*Goal*
Set out every line bearing the string "matplotlib".

*Source data*
_ _ _ _ _ _ _
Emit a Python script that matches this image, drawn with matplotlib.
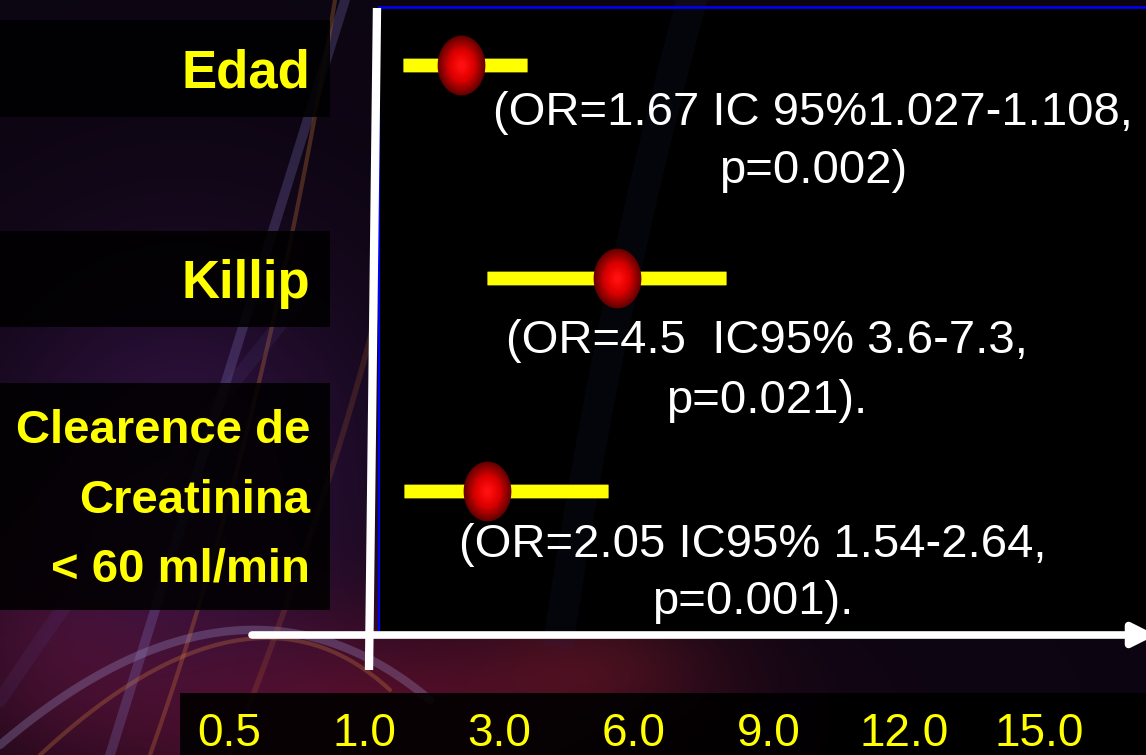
import numpy as np
import matplotlib
matplotlib.use("Agg")
import matplotlib.pyplot as plt
from matplotlib.path import Path
from matplotlib.patches import Rectangle
import matplotlib.patheffects as pe

plt.rcParams["font.family"] = ["Liberation Sans", "DejaVu Sans"]

# data
variables = [["Edad"], ["Killip"], ["Clearence de", "Creatinina", "< 60 ml/min"]]
or_point = [2.43, 5.62, 2.82]
ci_low = [1.58, 2.82, 1.59]
ci_high = [3.62, 8.05, 5.42]
annotations = [
    ["(OR=1.67 IC 95%1.027-1.108,", "p=0.002)"],
    ["(OR=4.5  IC95% 3.6-7.3,", "p=0.021)."],
    ["(OR=2.05 IC95% 1.54-2.64,", "p=0.001)."],
]
tick_vals = [0.5, 1.0, 3.0, 6.0, 9.0, 12.0, 15.0]
tick_labels = ["0.5", "1.0", "3.0", "6.0", "9.0", "12.0", "15.0"]

W, H = 1146, 755
fig = plt.figure(figsize=(W / 100, H / 100), dpi=100)

# background in pixel coordinates
bg = fig.add_axes([0, 0, 1, 1])
bg.set_xlim(0, W)
bg.set_ylim(H, 0)
bg.axis("off")

gy, gx = np.mgrid[0:H:5, 0:W:5]


def glow(cx, cy, sx, sy):
    return np.exp(-(((gx - cx) / sx) ** 2 + ((gy - cy) / sy) ** 2))


img = np.zeros(gx.shape + (3,))
img[:] = [0.05, 0.02, 0.07]
img += glow(180, 480, 200, 220)[..., None] * np.array([0.14, 0.05, 0.18])
img += glow(380, 720, 300, 110)[..., None] * np.array([0.26, 0.03, 0.07])
img += glow(40, 640, 120, 120)[..., None] * np.array([0.12, 0.02, 0.05])
img += glow(600, 660, 120, 60)[..., None] * np.array([0.12, 0.03, 0.02])
bg.imshow(np.clip(img, 0, 1), extent=(0, W, H, 0), aspect="auto", interpolation="bilinear", zorder=0)


def bez(p0, p1, p2, n=80):
    t = np.linspace(0, 1, n)[:, None]
    p0, p1, p2 = map(np.array, (p0, p1, p2))
    pts = (1 - t) ** 2 * p0 + 2 * (1 - t) * t * p1 + t ** 2 * p2
    return pts[:, 0], pts[:, 1]


swirls = [
    ((110, 755), (220, 400), (345, 0), "#8a80d0", 7, 0.25),
    ((150, 755), (265, 430), (335, 0), "#d07a3a", 3, 0.30),
    ((0, 745), (240, 540), (430, 700), "#a098d0", 6, 0.30),
    ((40, 755), (250, 560), (390, 690), "#d08040", 3, 0.30),
    ((0, 700), (120, 520), (300, 300), "#6050a0", 10, 0.12),
    ((230, 755), (330, 500), (380, 300), "#c06830", 4, 0.2),
]
for p0, p1, p2, c, lw, a in swirls:
    xs, ys = bez(p0, p1, p2)
    bg.plot(xs, ys, color=c, lw=lw, alpha=a, solid_capstyle="round", zorder=1)

# plot area and boxes
bg.add_patch(Rectangle((379, 7), W - 379, 625, facecolor="black", edgecolor="none", zorder=2))
xs, ys = bez((560, 632), (610, 300), (690, 7))
bg.plot(xs, ys, color="#2a3070", lw=22, alpha=0.10, zorder=2)
bg.plot([379, W], [7, 7], color="#0000ff", lw=1.8, zorder=3)
bg.plot([379, 379], [7, 632], color="#0000ff", lw=1.5, zorder=3)
for y0, y1 in [(20, 117), (231, 327), (383, 610)]:
    bg.add_patch(Rectangle((0, y0), 330, y1 - y0, facecolor="black", alpha=0.88, edgecolor="none", zorder=2))
bg.add_patch(Rectangle((180, 693), W - 180, H - 693, facecolor="black", alpha=0.9, edgecolor="none", zorder=2))

# OR = 1 line and x arrow
bg.plot([377, 369], [8, 670], color="white", lw=6, solid_capstyle="butt", zorder=4)
bg.annotate("", xy=(W + 10, 635), xytext=(252, 635), annotation_clip=False,
            arrowprops=dict(arrowstyle="-|>", color="white", lw=5.5, mutation_scale=34,
                            shrinkA=0, shrinkB=0), zorder=4)

# variable names
label_baselines = [[87], [298], [443, 513, 582]]
label_sizes = [38, 38, 34]
for lines, bases, fs in zip(variables, label_baselines, label_sizes):
    for line, yb in zip(lines, bases):
        bg.text(310, yb, line, color="#ffff00", fontsize=fs, fontweight="bold",
                ha="right", va="baseline", zorder=5)

# OR annotations
ann_x = [813, 767, 753]
ann_baselines = [[125, 183], [353, 413], [557, 614]]
for lines, xc, bases in zip(annotations, ann_x, ann_baselines):
    for line, yb in zip(lines, bases):
        bg.text(xc, yb, line, color="white", fontsize=34, ha="center", va="baseline", zorder=5)

# data axes
ax = fig.add_axes([0, 55 / H, 1, 700 / H])
ax.patch.set_alpha(0)
idx = np.arange(len(tick_vals), dtype=float)


def fwd(v):
    v = np.asarray(v, float)
    out = np.interp(v, tick_vals, idx)
    out = np.where(v < tick_vals[0], (v - tick_vals[0]) / (tick_vals[1] - tick_vals[0]), out)
    out = np.where(v > tick_vals[-1], idx[-1] + (v - tick_vals[-1]) / (tick_vals[-1] - tick_vals[-2]), out)
    return out


def inv(i):
    i = np.asarray(i, float)
    out = np.interp(i, idx, tick_vals)
    out = np.where(i < 0, tick_vals[0] + i * (tick_vals[1] - tick_vals[0]), out)
    out = np.where(i > idx[-1], tick_vals[-1] + (i - idx[-1]) * (tick_vals[-1] - tick_vals[-2]), out)
    return out


ax.set_xscale("function", functions=(fwd, inv))
ax.set_xlim(float(inv(-229.3 / 134.9)), float(inv((W - 229.3) / 134.9)))
rows = np.arange(len(or_point))
ax.set_ylim((700 - 65) / 213, -65 / 213)

ax.hlines(rows, ci_low, ci_high, color="#ffff00", lw=9.4, zorder=3,
          path_effects=[pe.Stroke(linewidth=10.6, foreground="#6a6a10"), pe.Normal()])

theta = np.linspace(0, 2 * np.pi, 60)
ellipse = Path(np.column_stack([np.cos(theta), 1.25 * np.sin(theta)]), closed=True)
n_layers = 16
edge_c = np.array([0.40, 0.0, 0.0])
mid_c = np.array([0.88, 0.0, 0.0])
core_c = np.array([1.0, 0.06, 0.06])
for k in range(n_layers):
    f = 1 - k / n_layers * 0.92
    t = k / (n_layers - 1)
    c = edge_c + (mid_c - edge_c) * min(t * 1.8, 1) + (core_c - mid_c) * max(t - 0.6, 0) / 0.4
    ax.plot(or_point, rows, ls="none", marker=ellipse, markersize=43 * f,
            color=np.clip(c, 0, 1), mew=0, zorder=4 + k * 0.01)

ax.set_xticks(tick_vals)
ax.set_xticklabels(tick_labels)
ax.xaxis.set_minor_locator(matplotlib.ticker.NullLocator())
ax.tick_params(axis="x", length=0, pad=9, labelsize=33, labelcolor="#ffff00")
ax.set_yticks([])
for s in ax.spines.values():
    s.set_visible(False)

fig.savefig("out.png", dpi=100, facecolor="black")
_ _ _ _ _ _ _
*Response to this exercise*
Emit a Python script that matches this image, drawn with matplotlib.
import matplotlib
matplotlib.use("Agg")
import matplotlib.pyplot as plt
from matplotlib.path import Path
from matplotlib.patches import Rectangle
import matplotlib.patheffects as pe
ax.xaxis.set_minor_locator(matplotlib.ticker.NullLocator())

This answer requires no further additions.